As Breitbart News reported last week, some Democrats reacted to the leak of Justice Samuel Alito’s draft decision by claiming that all other social rights were at risk if Roe were to be reversed, and states could even ban interracial marriage.
But Justice Alito specifically distinguished abortion from all other cases, because it involves a potential human life, adding: “Nothing in this opinion should be understood to cast doubt on precedents that do not concern abortion.”
Nevertheless, in an editorial titled “America Is Not Ready for the End of Roe v. Wade,” the Times argued:
Imagine that every state were free to choose whether to allow Black people and white people to marry. Some states would permit such marriages; others probably wouldn’t. The laws would be a mishmash, and interracial couples would suffer, legally consigned to second-class status depending on where they lived.
It seems an unthinkable scenario in 2022. That’s because in 1967 the Supreme Court unanimously ruled that barring interracial marriage, as 16 states still did, violates the 14th Amendment’s guarantee of equal protection. “Under our Constitution, the freedom to marry, or not marry, a person of another race resides with the individual, and cannot be infringed by the state,” the court stated in Loving v. Virginia.

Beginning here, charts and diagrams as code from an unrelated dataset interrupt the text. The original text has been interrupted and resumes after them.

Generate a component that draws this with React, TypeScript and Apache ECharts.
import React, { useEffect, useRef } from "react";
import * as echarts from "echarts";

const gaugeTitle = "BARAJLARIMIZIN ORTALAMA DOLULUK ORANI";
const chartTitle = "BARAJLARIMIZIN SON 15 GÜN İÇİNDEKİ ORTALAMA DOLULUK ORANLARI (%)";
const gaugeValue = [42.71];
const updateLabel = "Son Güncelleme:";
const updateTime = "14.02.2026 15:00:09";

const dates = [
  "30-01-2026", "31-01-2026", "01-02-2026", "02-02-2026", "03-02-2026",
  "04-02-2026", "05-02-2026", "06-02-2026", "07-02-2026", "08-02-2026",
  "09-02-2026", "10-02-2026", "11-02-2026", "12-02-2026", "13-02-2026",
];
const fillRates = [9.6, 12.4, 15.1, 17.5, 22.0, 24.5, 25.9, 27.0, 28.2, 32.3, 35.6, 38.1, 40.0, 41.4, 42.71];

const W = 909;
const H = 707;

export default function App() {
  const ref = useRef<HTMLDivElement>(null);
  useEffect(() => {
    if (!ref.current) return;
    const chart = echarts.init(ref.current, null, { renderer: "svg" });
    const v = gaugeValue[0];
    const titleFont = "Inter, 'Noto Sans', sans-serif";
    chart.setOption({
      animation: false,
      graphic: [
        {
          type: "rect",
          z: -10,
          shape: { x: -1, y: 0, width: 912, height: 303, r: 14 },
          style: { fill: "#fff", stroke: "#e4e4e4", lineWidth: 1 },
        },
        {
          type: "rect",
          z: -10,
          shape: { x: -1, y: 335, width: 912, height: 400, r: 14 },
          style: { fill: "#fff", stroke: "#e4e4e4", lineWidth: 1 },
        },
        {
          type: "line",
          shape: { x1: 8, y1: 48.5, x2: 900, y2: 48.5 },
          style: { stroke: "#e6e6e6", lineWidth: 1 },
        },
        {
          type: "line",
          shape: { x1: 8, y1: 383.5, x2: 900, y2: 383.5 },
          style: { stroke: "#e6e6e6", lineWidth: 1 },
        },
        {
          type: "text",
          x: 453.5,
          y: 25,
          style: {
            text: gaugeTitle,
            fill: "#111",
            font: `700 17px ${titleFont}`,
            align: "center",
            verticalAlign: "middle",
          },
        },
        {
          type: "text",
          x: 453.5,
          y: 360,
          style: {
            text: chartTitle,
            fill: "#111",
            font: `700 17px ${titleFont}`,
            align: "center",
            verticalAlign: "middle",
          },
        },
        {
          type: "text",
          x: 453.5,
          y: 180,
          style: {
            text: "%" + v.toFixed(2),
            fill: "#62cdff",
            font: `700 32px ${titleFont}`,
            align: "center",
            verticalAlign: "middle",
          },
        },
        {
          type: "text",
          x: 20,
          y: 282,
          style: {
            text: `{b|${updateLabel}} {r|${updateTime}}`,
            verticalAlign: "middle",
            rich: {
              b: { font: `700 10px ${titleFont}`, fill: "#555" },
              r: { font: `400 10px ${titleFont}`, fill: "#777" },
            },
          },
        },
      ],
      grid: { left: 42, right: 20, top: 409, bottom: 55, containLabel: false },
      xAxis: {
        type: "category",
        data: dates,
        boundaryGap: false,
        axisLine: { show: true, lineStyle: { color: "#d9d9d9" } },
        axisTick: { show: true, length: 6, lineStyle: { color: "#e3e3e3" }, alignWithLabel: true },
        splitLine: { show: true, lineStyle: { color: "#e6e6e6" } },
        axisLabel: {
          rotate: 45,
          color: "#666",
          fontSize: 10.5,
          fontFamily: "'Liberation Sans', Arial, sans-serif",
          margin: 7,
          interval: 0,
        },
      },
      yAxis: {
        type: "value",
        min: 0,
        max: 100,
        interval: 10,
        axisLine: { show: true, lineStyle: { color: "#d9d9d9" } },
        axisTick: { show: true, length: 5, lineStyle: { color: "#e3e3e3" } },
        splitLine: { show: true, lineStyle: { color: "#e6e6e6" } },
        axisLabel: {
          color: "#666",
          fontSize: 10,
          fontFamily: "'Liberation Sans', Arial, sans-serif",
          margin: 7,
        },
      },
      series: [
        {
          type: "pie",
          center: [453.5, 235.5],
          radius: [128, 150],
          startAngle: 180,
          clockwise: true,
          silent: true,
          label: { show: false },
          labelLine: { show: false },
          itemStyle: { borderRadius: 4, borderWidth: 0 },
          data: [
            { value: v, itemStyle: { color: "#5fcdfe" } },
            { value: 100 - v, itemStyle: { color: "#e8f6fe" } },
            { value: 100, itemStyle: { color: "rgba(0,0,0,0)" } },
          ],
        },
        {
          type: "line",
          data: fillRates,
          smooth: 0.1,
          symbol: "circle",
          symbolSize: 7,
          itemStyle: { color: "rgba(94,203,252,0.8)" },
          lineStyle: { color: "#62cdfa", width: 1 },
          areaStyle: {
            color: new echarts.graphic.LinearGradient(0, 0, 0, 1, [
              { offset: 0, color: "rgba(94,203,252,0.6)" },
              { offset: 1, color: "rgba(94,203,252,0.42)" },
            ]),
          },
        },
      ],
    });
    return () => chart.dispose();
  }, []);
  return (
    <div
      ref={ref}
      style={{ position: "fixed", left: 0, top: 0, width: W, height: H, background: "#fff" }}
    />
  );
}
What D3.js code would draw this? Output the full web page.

The Times tried to argue that letting state set their own policies would lead to chaos. But it did not point out that the Supreme Court’s decisions on interracial marriage and other discrimination issues involved the 14th Amendment’s Equal Protection Clause, which was not the basis for the “right to privacy” found in the “penumbra” of the Constitution to legalize abortion.
Notably, the Times editorial board has not similarly criticized “sanctuary” cities and states for dissenting on immigration law.